The complaint was filed by the Coalition for American Solar Manufacturing (CASM), led by SolarWorld, the largest US manufacturer, and consists of a handful of anonymous solar companies.
The new trade group, Coalition for Affordable Solar Energy (CASE), consists of 25 companies on the other side of the industry – buyers and installers – that are benefiting from low prices on solar systems.
CASE argues that duties on Chinese solar panels would raise prices and thus slow US adoption of solar energy and restrain the domestic industry.
A PV Magazine poll shows that 76% of the industry opposes the manufacturers’ petition.
So, for the first time, the solar industry is divided and pitted against itself.
US solar installations had a banner year in 2010 and will again in 2011, but it comes at the expense of US solar manufacturers, CASM says. Chinese solar manufacturers raised their share of the US market from almost zero five years ago to 50%-plus now.
As of August, there are 100,237 solar jobs across all 50 states in over 5000 companies.
The manufacturing group wants tariffs of over 100% on imports of Chinese solar panels, which have pushed prices down to $1-$1.20 per watt from $3.30 in 2008.
Under the law, the Commerce Department must issue a preliminary decision on the antidumping claim no later than mid-March and on the antisubsidy claim by mid-May.

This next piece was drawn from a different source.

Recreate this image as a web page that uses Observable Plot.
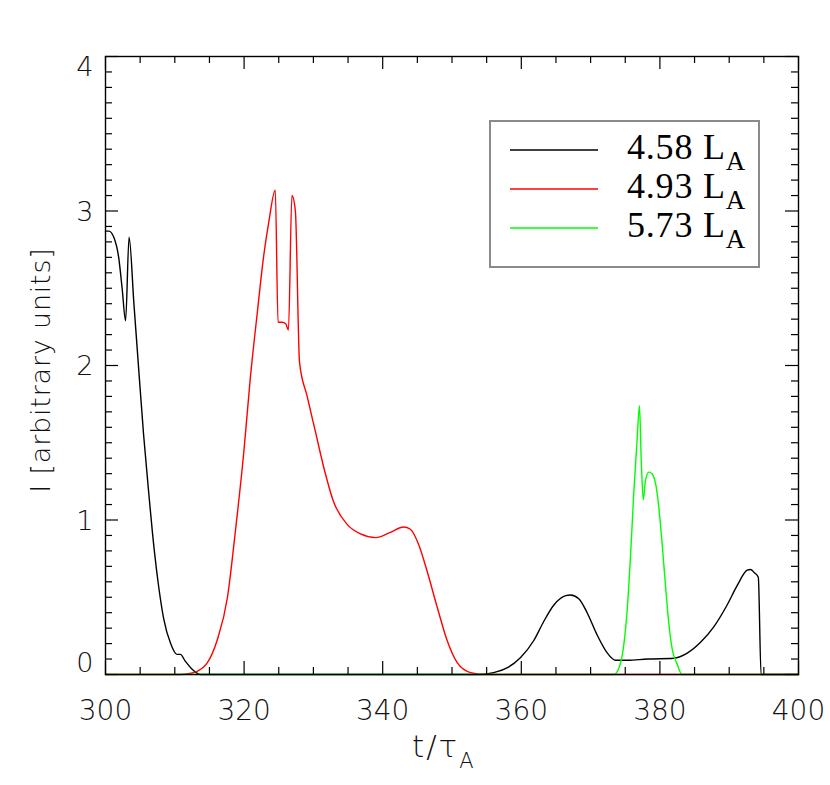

The government-controlled Chinese Renewable Energy Industries Association says, "They attempt to shift the responsibility of U.S. clean energy development failure, especially President Obama’s personal responsibility, to Chinese solar cell companies."
Instead of duking it out, the US and China should work together to reduce solar costs, Li Junfeng, president of the Chinese Renewable Energy Industries Association told the NY Times. He also denied that solar companies received extravagant subsidies saying that individual firms received no more than $10 million and that was mostly in 2005 and 2006.